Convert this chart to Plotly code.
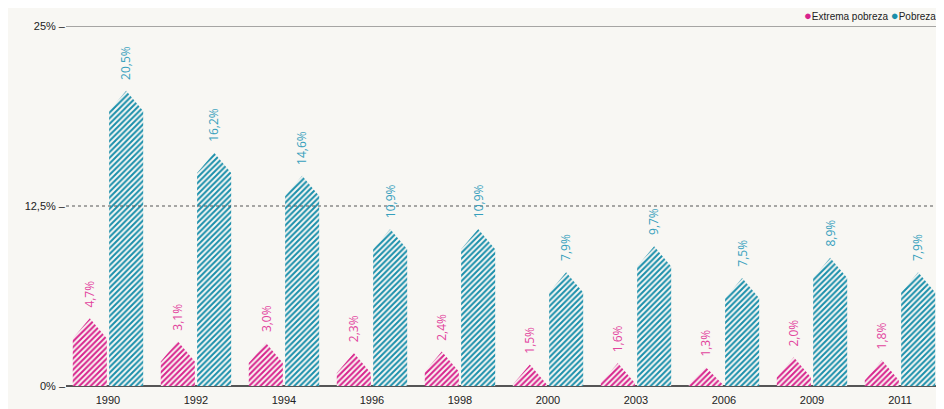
import plotly.graph_objects as go

years = ["1990", "1992", "1994", "1996", "1998", "2000", "2003", "2006", "2009", "2011"]
extrema = [4.7, 3.1, 3.0, 2.3, 2.4, 1.5, 1.6, 1.3, 2.0, 1.8]
pobreza = [20.5, 16.2, 14.6, 10.9, 10.9, 7.9, 9.7, 7.5, 8.9, 7.9]
y_ticks = [0, 12.5, 25]
y_ticktext = ["0% \u2013", "12,5% \u2013", "25% \u2013"]

PINK = "#d8238d"
TEAL = "#1a8fab"
PINK_TXT = "#e2449e"
TEAL_TXT = "#36a0bd"
BG = "#f8f7f3"
TIP = 1.4  # height of the pointed top, in % units


def arrow_bars(values, lo, hi):
    # pentagon "arrow" bars, one polygon per category, separated by None
    xs, ys = [], []
    for i, v in enumerate(values):
        a, b = i + lo, i + hi
        s = max(v - TIP, 0.1)
        xs += [a, a, (a + b) / 2, b, b, None]
        ys += [0, s, v, s, 0, None]
    return xs, ys


fig = go.Figure()
for vals, lo, hi, col in [(extrema, -0.40, -0.013, PINK), (pobreza, 0.013, 0.40, TEAL)]:
    xs, ys = arrow_bars(vals, lo, hi)
    fig.add_trace(go.Scatter(
        x=xs, y=ys, mode="lines", fill="toself", line=dict(width=0, color=col),
        fillcolor="rgba(0,0,0,0)",
        fillpattern=dict(shape="/", fgcolor=col, bgcolor=BG, fgopacity=1,
                         size=4, solidity=0.5),
        hoverinfo="skip", showlegend=False))

for i in range(len(years)):
    fig.add_annotation(x=i - 0.2065, y=extrema[i], text=f"{extrema[i]:.1f}%".replace(".", ","),
                       textangle=-90, showarrow=False, yanchor="bottom", yshift=9,
                       font=dict(size=12, color=PINK_TXT, family="Open Sans"))
    fig.add_annotation(x=i + 0.2065, y=pobreza[i], text=f"{pobreza[i]:.1f}%".replace(".", ","),
                       textangle=-90, showarrow=False, yanchor="bottom", yshift=9,
                       font=dict(size=12, color=TEAL_TXT, family="Open Sans"))

# reference lines
fig.add_hline(y=y_ticks[2], line=dict(color="#555", width=1))
fig.add_hline(y=y_ticks[1], line=dict(color="#555", width=1, dash="dot"))

# legend drawn as text
fig.add_annotation(
    xref="paper", yref="paper", x=0.993, y=1.028, xanchor="right", yanchor="middle",
    showarrow=False, align="left",
    text=(f"<span style='color:{PINK};font-size:13px'>\u25cf</span>Extrema pobreza "
          f"<span style='color:{TEAL};font-size:13px'>\u25cf</span>Pobreza"),
    font=dict(size=10, color="#222", family="Liberation Sans"))

fig.update_layout(
    width=936, height=401,
    margin=dict(l=58, r=0, t=18, b=23),
    paper_bgcolor=BG, plot_bgcolor=BG,
    showlegend=False,
    font=dict(family="Liberation Sans", size=11, color="#222"),
    xaxis=dict(range=[-0.477, 9.5], tickmode="array", tickvals=list(range(len(years))),
               ticktext=years, showgrid=False, zeroline=False, showline=False, ticks="",
               ticklabelstandoff=6, fixedrange=True),
    yaxis=dict(range=[0, 25], tickmode="array", tickvals=y_ticks, ticktext=y_ticktext,
               showgrid=False, zeroline=True, zerolinecolor="#555", zerolinewidth=1.5,
               showline=False, ticks="", fixedrange=True),
)

# no scrollbars in the page
fig.write_html("out.html", post_script="document.body.style.overflow = 'hidden';")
——————————
WHAT IS EXPECTED. Quote every line word for word and keep the images out of the copy.

TASK OUTPUT.
Convert this chart to Plotly code.
import plotly.graph_objects as go

years = ["1990", "1992", "1994", "1996", "1998", "2000", "2003", "2006", "2009", "2011"]
extrema = [4.7, 3.1, 3.0, 2.3, 2.4, 1.5, 1.6, 1.3, 2.0, 1.8]
pobreza = [20.5, 16.2, 14.6, 10.9, 10.9, 7.9, 9.7, 7.5, 8.9, 7.9]
y_ticks = [0, 12.5, 25]
y_ticktext = ["0% \u2013", "12,5% \u2013", "25% \u2013"]

PINK = "#d8238d"
TEAL = "#1a8fab"
PINK_TXT = "#e2449e"
TEAL_TXT = "#36a0bd"
BG = "#f8f7f3"
TIP = 1.4  # height of the pointed top, in % units


def arrow_bars(values, lo, hi):
    # pentagon "arrow" bars, one polygon per category, separated by None
    xs, ys = [], []
    for i, v in enumerate(values):
        a, b = i + lo, i + hi
        s = max(v - TIP, 0.1)
        xs += [a, a, (a + b) / 2, b, b, None]
        ys += [0, s, v, s, 0, None]
    return xs, ys


fig = go.Figure()
for vals, lo, hi, col in [(extrema, -0.40, -0.013, PINK), (pobreza, 0.013, 0.40, TEAL)]:
    xs, ys = arrow_bars(vals, lo, hi)
    fig.add_trace(go.Scatter(
        x=xs, y=ys, mode="lines", fill="toself", line=dict(width=0, color=col),
        fillcolor="rgba(0,0,0,0)",
        fillpattern=dict(shape="/", fgcolor=col, bgcolor=BG, fgopacity=1,
                         size=4, solidity=0.5),
        hoverinfo="skip", showlegend=False))

for i in range(len(years)):
    fig.add_annotation(x=i - 0.2065, y=extrema[i], text=f"{extrema[i]:.1f}%".replace(".", ","),
                       textangle=-90, showarrow=False, yanchor="bottom", yshift=9,
                       font=dict(size=12, color=PINK_TXT, family="Open Sans"))
    fig.add_annotation(x=i + 0.2065, y=pobreza[i], text=f"{pobreza[i]:.1f}%".replace(".", ","),
                       textangle=-90, showarrow=False, yanchor="bottom", yshift=9,
                       font=dict(size=12, color=TEAL_TXT, family="Open Sans"))

# reference lines
fig.add_hline(y=y_ticks[2], line=dict(color="#555", width=1))
fig.add_hline(y=y_ticks[1], line=dict(color="#555", width=1, dash="dot"))

# legend drawn as text
fig.add_annotation(
    xref="paper", yref="paper", x=0.993, y=1.028, xanchor="right", yanchor="middle",
    showarrow=False, align="left",
    text=(f"<span style='color:{PINK};font-size:13px'>\u25cf</span>Extrema pobreza "
          f"<span style='color:{TEAL};font-size:13px'>\u25cf</span>Pobreza"),
    font=dict(size=10, color="#222", family="Liberation Sans"))

fig.update_layout(
    width=936, height=401,
    margin=dict(l=58, r=0, t=18, b=23),
    paper_bgcolor=BG, plot_bgcolor=BG,
    showlegend=False,
    font=dict(family="Liberation Sans", size=11, color="#222"),
    xaxis=dict(range=[-0.477, 9.5], tickmode="array", tickvals=list(range(len(years))),
               ticktext=years, showgrid=False, zeroline=False, showline=False, ticks="",
               ticklabelstandoff=6, fixedrange=True),
    yaxis=dict(range=[0, 25], tickmode="array", tickvals=y_ticks, ticktext=y_ticktext,
               showgrid=False, zeroline=True, zerolinecolor="#555", zerolinewidth=1.5,
               showline=False, ticks="", fixedrange=True),
)

# no scrollbars in the page
fig.write_html("out.html", post_script="document.body.style.overflow = 'hidden';")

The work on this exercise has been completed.